Megalithic tomb, Knockcurraghbola Commons, Co. Tipperary
Co. Tipperary |
Megalithic Tombs
On the upland commons of Knockcurraghbola in County Tipperary, a small cluster of stones sits in open pasture that nobody can quite categorise with certainty.
Four low upright stones arrange themselves into a roughly rectangular chamber, barely a metre long and less than a metre wide, topped by a large capstone two metres across and half a metre thick. A second capstone lies nearby, possibly displaced from the south-western end of the chamber where the structure sits open to the air. Whether this qualifies as a megalithic tomb, the kind of prehistoric funerary monument built across Ireland during the Neolithic and Bronze Age periods, remains genuinely uncertain.
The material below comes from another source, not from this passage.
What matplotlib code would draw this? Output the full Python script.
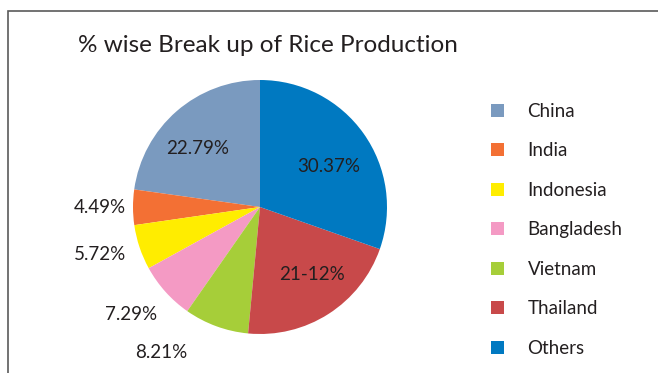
import numpy as np
import matplotlib
matplotlib.use("Agg")
import matplotlib.pyplot as plt
from matplotlib.patches import Rectangle, Patch

categories = ["China", "India", "Indonesia", "Bangladesh", "Vietnam", "Thailand", "Others"]
values = [22.79, 4.49, 5.72, 7.29, 8.21, 21.12, 30.37]
label_texts = ["22.79%", "4.49%", "5.72%", "7.29%", "8.21%", "21-12%", "30.37%"]
colors = ["#7A9ABF", "#F37034", "#FFED00", "#F49AC4", "#A6CE39", "#C8494A", "#0079C1"]
title = "% wise Break up of Rice Production"

# label placement style: radial distance and angular tweak (deg)
label_dist = [0.67, 1.26, 1.31, 1.32, 1.38, 0.67, 0.63]
label_dang = [6, 0, -2, -2, -14, 5, -5]

plt.rcParams['font.family'] = ['Lato', 'DejaVu Sans']

fig = plt.figure(figsize=(6.58, 3.73), dpi=100)
W, H = 658, 373

# outer frame (left/top visible, extends beyond image)
fig.add_artist(Rectangle((7.5 / W, -0.1), 1.2, (373 - 10.5) / H + 0.1,
                         transform=fig.transFigure, fill=False,
                         edgecolor="#5a5a5a", linewidth=1.2))

cx, cy, r = 260, 207, 127
ax = fig.add_axes([(cx - r) / W, (H - cy - r) / H, 2 * r / W, 2 * r / H])
wedges, _ = ax.pie(values, colors=colors, startangle=90, counterclock=True,
                   wedgeprops=dict(linewidth=0))
ax.set_xlim(-1, 1)
ax.set_ylim(-1, 1)
ax.set_aspect("equal")
ax.axis("off")

for w, txt, d, da in zip(wedges, label_texts, label_dist, label_dang):
    ang = np.deg2rad((w.theta1 + w.theta2) / 2 + da)
    ax.text(d * np.cos(ang), d * np.sin(ang), txt, ha="center", va="center",
            fontsize=13.5, color="#231f20", clip_on=False)

fig.text(268 / W, 1 - 45 / H, title, ha="center", va="center",
         fontsize=17.5, color="#231f20")

handles = [Patch(facecolor=c, edgecolor="none") for c in colors]
fig.legend(handles, categories, loc="upper left",
           bbox_to_anchor=(474 / W, 1 - 86 / H), frameon=False,
           fontsize=13.5, handlelength=0.7, handleheight=0.7,
           handletextpad=1.25, labelspacing=1.2, labelcolor="#231f20")

fig.savefig("out.png", dpi=100)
The arrangement is suggestive rather than conclusive, and that ambiguity is itself part of what makes the place worth thinking about.
What the stones lack in definitive classification, the landscape makes up for in context. The site occupies an elevated position within a mountain region, commanding panoramic views in all directions, including a sightline towards Galtymor to the south-west on a clear day. Crucially, another monument sits just 670 metres to the north: a wedge tomb, a type of megalithic structure typically dating to the later Neolithic or early Bronze Age, characterised by a wedge-shaped gallery that narrows towards the back. Whether the two monuments were deliberately positioned in relation to one another is unknown, but their proximity on this exposed upland is unlikely to be coincidental. Communities who built such structures across prehistoric Ireland often chose prominent, intervisible locations, placing their monuments where they could be seen from a distance and where the dead might overlook the living world below.